Implications for Investors

Although the rent cap statute has not yet been drafted, investors in and owners of residential portfolios have already found themselves in an uncertain situation, as the Berlin Senate intends to apply the rent cap with retroactive effect from 18 June 2019 – meaning all rental payments as of this date could be affected.

Legal disputes over the Berlin rent cap seem inevitable. Whether the rent cap will be upheld in court – and if so, to what extent – cannot be predicted with certainty, and will also depend on how the statute is designed. Investors will ultimately need to wait until a court decision before gaining clarity on the legal situation.
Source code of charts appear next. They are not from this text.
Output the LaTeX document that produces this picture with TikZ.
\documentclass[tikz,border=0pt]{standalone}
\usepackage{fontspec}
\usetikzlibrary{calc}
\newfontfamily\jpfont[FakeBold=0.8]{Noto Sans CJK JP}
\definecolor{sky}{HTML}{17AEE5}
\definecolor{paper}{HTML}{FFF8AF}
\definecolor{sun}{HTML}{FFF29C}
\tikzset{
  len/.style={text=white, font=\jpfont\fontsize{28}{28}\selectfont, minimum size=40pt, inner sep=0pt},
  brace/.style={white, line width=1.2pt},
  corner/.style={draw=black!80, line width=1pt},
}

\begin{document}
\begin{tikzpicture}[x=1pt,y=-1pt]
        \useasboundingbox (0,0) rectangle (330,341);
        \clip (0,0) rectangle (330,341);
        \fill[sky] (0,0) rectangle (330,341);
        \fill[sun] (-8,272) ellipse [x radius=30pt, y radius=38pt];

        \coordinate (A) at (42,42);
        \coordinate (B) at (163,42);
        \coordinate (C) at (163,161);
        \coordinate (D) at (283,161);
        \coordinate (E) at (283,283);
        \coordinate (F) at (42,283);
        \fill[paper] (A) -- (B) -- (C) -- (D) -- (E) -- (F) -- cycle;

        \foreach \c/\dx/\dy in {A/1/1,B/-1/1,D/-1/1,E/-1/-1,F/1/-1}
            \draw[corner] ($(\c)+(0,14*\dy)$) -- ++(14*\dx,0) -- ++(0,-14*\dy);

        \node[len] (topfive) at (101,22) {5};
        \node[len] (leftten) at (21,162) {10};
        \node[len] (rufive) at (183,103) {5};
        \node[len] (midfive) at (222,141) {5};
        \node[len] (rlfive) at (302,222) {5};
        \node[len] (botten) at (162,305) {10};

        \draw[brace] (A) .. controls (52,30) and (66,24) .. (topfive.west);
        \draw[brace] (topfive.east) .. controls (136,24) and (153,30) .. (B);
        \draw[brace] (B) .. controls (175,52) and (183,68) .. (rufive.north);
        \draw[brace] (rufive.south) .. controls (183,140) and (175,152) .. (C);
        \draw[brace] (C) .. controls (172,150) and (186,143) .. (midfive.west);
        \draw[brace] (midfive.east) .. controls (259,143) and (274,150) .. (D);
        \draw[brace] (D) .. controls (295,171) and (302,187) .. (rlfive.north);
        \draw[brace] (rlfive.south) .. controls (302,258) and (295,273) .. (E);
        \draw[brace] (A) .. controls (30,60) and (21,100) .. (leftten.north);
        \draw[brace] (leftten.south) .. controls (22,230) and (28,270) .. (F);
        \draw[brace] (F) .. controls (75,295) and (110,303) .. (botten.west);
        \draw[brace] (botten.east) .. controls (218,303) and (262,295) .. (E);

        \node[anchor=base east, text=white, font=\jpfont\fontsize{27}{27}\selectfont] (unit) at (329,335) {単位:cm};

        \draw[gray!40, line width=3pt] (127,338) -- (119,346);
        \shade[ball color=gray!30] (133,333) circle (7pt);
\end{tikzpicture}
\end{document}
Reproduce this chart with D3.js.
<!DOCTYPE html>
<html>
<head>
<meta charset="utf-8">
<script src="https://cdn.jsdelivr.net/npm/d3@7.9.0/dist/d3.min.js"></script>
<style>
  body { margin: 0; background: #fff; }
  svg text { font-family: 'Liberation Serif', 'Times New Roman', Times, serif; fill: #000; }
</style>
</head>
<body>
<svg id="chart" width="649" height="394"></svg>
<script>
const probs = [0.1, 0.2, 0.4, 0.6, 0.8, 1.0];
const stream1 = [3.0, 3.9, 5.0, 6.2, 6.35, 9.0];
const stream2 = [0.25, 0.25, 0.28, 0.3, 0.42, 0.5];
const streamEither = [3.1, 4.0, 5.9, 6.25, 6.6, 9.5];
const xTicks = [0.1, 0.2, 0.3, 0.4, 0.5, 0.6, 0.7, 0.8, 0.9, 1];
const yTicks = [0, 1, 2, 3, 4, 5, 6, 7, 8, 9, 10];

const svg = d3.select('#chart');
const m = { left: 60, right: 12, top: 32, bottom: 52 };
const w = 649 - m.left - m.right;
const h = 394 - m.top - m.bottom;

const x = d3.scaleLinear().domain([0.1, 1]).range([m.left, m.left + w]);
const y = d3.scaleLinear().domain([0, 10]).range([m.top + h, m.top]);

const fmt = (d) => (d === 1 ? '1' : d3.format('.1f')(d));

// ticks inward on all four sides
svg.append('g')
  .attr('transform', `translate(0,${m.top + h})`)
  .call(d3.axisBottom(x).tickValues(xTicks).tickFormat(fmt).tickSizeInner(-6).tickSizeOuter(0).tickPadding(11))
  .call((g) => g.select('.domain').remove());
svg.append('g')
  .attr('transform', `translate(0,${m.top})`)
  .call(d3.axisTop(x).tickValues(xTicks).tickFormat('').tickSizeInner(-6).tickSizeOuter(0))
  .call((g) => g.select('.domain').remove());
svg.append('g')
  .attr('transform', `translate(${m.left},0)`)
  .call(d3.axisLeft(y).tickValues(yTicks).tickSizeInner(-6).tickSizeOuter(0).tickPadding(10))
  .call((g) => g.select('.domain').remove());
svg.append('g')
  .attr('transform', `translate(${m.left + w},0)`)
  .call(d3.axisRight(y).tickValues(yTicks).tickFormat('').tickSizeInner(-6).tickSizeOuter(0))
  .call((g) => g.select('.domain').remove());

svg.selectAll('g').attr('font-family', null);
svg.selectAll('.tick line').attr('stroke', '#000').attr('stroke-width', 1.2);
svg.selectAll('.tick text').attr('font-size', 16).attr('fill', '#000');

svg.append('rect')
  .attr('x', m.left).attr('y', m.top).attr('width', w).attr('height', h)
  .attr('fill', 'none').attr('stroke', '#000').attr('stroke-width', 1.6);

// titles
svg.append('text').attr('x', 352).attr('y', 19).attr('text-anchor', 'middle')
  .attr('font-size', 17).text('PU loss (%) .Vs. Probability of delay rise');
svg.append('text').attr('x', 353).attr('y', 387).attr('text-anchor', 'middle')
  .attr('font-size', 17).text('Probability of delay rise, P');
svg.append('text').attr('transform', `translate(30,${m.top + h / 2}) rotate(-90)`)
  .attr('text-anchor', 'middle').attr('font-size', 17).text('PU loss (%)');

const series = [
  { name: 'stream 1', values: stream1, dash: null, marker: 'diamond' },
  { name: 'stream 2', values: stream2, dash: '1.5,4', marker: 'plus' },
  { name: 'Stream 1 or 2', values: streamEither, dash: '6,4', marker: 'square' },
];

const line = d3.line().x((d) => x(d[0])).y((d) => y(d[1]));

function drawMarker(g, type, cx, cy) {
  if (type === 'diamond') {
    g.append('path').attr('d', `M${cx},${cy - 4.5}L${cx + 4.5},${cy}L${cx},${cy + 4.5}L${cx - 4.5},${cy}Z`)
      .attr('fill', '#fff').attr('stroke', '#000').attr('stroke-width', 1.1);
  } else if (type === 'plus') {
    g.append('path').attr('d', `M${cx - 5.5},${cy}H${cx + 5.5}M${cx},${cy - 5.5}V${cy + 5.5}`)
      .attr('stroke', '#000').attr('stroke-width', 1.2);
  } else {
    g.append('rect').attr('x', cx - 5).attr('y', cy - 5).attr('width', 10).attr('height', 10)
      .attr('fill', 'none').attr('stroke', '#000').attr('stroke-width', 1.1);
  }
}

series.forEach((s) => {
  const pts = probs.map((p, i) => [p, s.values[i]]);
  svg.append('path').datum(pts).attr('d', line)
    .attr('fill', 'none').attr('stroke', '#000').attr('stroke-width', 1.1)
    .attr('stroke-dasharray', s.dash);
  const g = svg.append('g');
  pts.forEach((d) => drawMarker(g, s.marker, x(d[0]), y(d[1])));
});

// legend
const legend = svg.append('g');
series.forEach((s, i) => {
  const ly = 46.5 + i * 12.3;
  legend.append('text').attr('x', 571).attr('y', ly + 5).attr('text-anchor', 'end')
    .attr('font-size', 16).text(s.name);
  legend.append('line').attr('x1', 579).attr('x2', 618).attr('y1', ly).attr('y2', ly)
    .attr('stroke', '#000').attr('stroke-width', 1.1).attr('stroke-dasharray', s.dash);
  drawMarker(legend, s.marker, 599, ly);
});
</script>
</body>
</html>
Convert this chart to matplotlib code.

In principle, judicial review of a statute raising constitutional doubts is possible even independent of a specific dispute resulting from the application of the statute (e.g., a dispute between a landlord and tenant after the landlord has requested a rent increase despite the rent cap). However, judicial review is not possible as a “preventive measure” before the rent cap statute has come into force. In any case, an initial court decision will take some time.

Similar models to “freeze” rents are also being discussed in other German federal states and at the federal level, although in less tangible detail than in Berlin –­ in part because political majorities vary in the different federal states and at the federal level. Latham & Watkins will continue to monitor further developments closely.